Everyone needs their source of strength and motivation, and this was Tomic’s. Of course, it’s a radical new approach, and didn’t go down well with many of the game’s purists. For example, Andy Roddick who was known for his passion and love for the game, and always giving 100% on the tennis court, had this to say:
Maybe stop for a second and think of the millions you’ve left on the table …. https://t.co/t27GA4WHyG
— andyroddick (@andyroddick) January 14, 2018
Then again, Andy probably didn’t realize that this is pretty much a pot and kettle scenario. For most of Roddick’s career, there was a Swiss guy skimming millions off the top of his table.
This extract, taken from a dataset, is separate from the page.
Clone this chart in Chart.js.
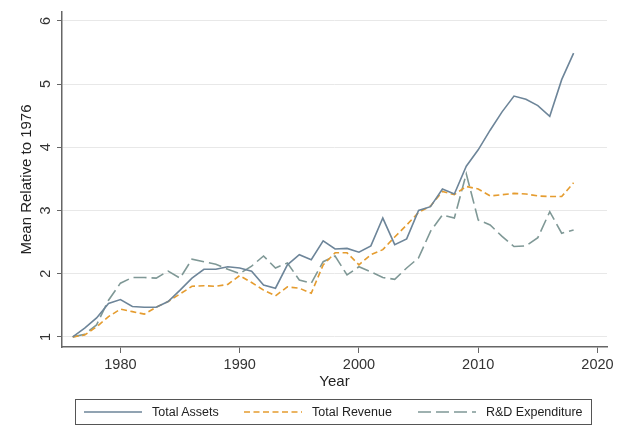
<!DOCTYPE html>
<html>
<head>
<meta charset="utf-8">
<script src="https://cdn.jsdelivr.net/npm/chart.js@4.4.1/dist/chart.umd.min.js"></script>
<style>
  body { margin: 0; background: #fff; font-family: "Liberation Sans", Arial, sans-serif; }
  #wrap { position: relative; width: 621px; height: 428px; }
  #legend {
    position: absolute; left: 75px; top: 399px; width: 517px; height: 26px;
    border: 1px solid #555; box-sizing: border-box;
    font-size: 12.5px; color: #222;
  }
  #legend .item { position: absolute; top: 5px; display: flex; align-items: center; }
  #legend svg { margin-right: 10px; }
</style>
</head>
<body>
<div id="wrap">
  <canvas id="c" width="621" height="428"></canvas>
  <div id="legend"></div>
</div>
<script>
// 年份
const years = [1976, 1977, 1978, 1979, 1980, 1981, 1982, 1983, 1984, 1985,
  1986, 1987, 1988, 1989, 1990, 1991, 1992, 1993, 1994, 1995,
  1996, 1997, 1998, 1999, 2000, 2001, 2002, 2003, 2004, 2005,
  2006, 2007, 2008, 2009, 2010, 2011, 2012, 2013, 2014, 2015,
  2016, 2017, 2018]

const totalAssets = [1.00, 1.14, 1.30, 1.53, 1.59, 1.48, 1.47, 1.47, 1.56, 1.74,
  1.93, 2.07, 2.07, 2.11, 2.09, 2.04, 1.82, 1.77, 2.14, 2.30,
  2.22, 2.52, 2.39, 2.40, 2.34, 2.44, 2.88, 2.46, 2.55, 3.00,
  3.06, 3.34, 3.26, 3.70, 3.96, 4.27, 4.56, 4.81, 4.76, 4.66,
  4.49, 5.07, 5.49]

const totalRevenue = [1.00, 1.03, 1.16, 1.32, 1.44, 1.40, 1.36, 1.47, 1.56, 1.68,
  1.80, 1.81, 1.80, 1.83, 1.97, 1.86, 1.74, 1.65, 1.79, 1.77,
  1.69, 2.14, 2.33, 2.33, 2.14, 2.30, 2.38, 2.58, 2.77, 2.97,
  3.07, 3.30, 3.25, 3.38, 3.34, 3.23, 3.25, 3.27, 3.26, 3.23,
  3.22, 3.22, 3.44]

const rdExpenditure = [1.00, 1.04, 1.19, 1.58, 1.85, 1.94, 1.94, 1.93, 2.04, 1.93,
  2.23, 2.19, 2.15, 2.07, 2.00, 2.12, 2.28, 2.09, 2.17, 1.90,
  1.85, 2.19, 2.28, 1.98, 2.11, 2.03, 1.94, 1.91, 2.09, 2.25,
  2.67, 2.93, 2.88, 3.58, 2.85, 2.77, 2.59, 2.43, 2.44, 2.57,
  2.98, 2.64, 2.69]

const xTicks = [1980, 1990, 2000, 2010, 2020]
const yTicks = [1, 2, 3, 4, 5, 6]

const series = [
  { label: 'Total Assets', data: totalAssets, color: '#6d8599', dash: [] },
  { label: 'Total Revenue', data: totalRevenue, color: '#e59c2f', dash: [6, 3.5] },
  { label: 'R&D Expenditure', data: rdExpenditure, color: '#7f9896', dash: [13, 5] }
]

const font = { family: '"Liberation Sans", Arial, sans-serif', size: 14.5 }

new Chart(document.getElementById('c'), {
  type: 'line',
  data: {
    datasets: series.map(s => ({
      label: s.label,
      data: years.map((y, i) => ({ x: y, y: s.data[i] })),
      borderColor: s.color,
      borderDash: s.dash,
      borderWidth: 1.6,
      pointRadius: 0,
      tension: 0,
      fill: false
    }))
  },
  options: {
    responsive: false,
    animation: false,
    layout: { padding: { top: 12, right: 14, left: 0, bottom: 0 } },
    plugins: { legend: { display: false }, tooltip: { enabled: false } },
    scales: {
      x: {
        type: 'linear',
        min: 1975.1,
        max: 2020.8,
        afterBuildTicks: scale => { scale.ticks = xTicks.map(v => ({ value: v })) },
        afterFit: scale => { scale.height = 81; scale.paddingLeft = 0; scale.paddingRight = 0 },
        ticks: { font: font, color: '#333', padding: 3, maxRotation: 0, callback: v => String(v) },
        grid: { drawOnChartArea: false, tickLength: 6, tickColor: '#666' },
        border: { color: '#666', width: 1.5 },
        title: { display: true, text: 'Year', font: { ...font, size: 15 }, color: '#222', padding: { top: 0, bottom: 37 } }
      },
      y: {
        min: 0.84,
        max: 6.14,
        afterBuildTicks: scale => { scale.ticks = yTicks.map(v => ({ value: v })) },
        afterFit: scale => { scale.width = 62; scale.paddingTop = 0; scale.paddingBottom = 0 },
        ticks: { font: font, color: '#333', padding: 11, minRotation: 90, maxRotation: 90, labelOffset: -4 },
        grid: { color: '#e8e8e8', tickLength: 5, tickColor: '#666' },
        border: { color: '#666', width: 1.5 },
        title: { display: true, text: 'Mean Relative to 1976', font: { ...font, size: 15 }, color: '#222', padding: { top: 18 } }
      }
    }
  }
})

// 图例
const legend = document.getElementById('legend')
const legendX = [8, 168, 342]
series.forEach((s, i) => {
  const item = document.createElement('div')
  item.className = 'item'
  item.style.left = legendX[i] + 'px'
  item.innerHTML = '<svg width="58" height="14"><line x1="0" y1="7" x2="58" y2="7" stroke="' + s.color +
    '" stroke-width="1.6" stroke-dasharray="' + (s.dash.length ? s.dash.join(' ') : 'none') + '"/></svg>' +
    '<span>' + s.label.replace('&', '&amp;') + '</span>'
  legend.appendChild(item)
})
</script>
</body>
</html>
Despite the criticism, Tomic’s career trajectory didn’t change, as can be evidenced from his gradual exit from the top 200 in April. As anyone who’s tried counting to a million and beyond will tell you, it’s a tedious and time-consuming task. Most top players hire agents to deal with such complex matters. But clearly Tomic is made of sterner stuff. And by his calculations he’s already made 13-14 million.
As befitting a celebrity of his stature, a couple of weeks after the loss at the Australian Open qualifiers, Tomic was announced as a participant on the reality show, I’m a Celebrity…Get Me Out of Here. Within 3 days however, he quit because it made him feel depressed. Ironically, the show’s co-host claimed that he cost them millions in logistics and marketing expenses.
And if a couple of young kids learning to play tennis ever came up to him, his advice would probably be this – “You go do what I did. You go make 13-14 million. Good luck guys. Bye bye.”
Note – This article is to be taken as seriously as Tomic takes his tennis.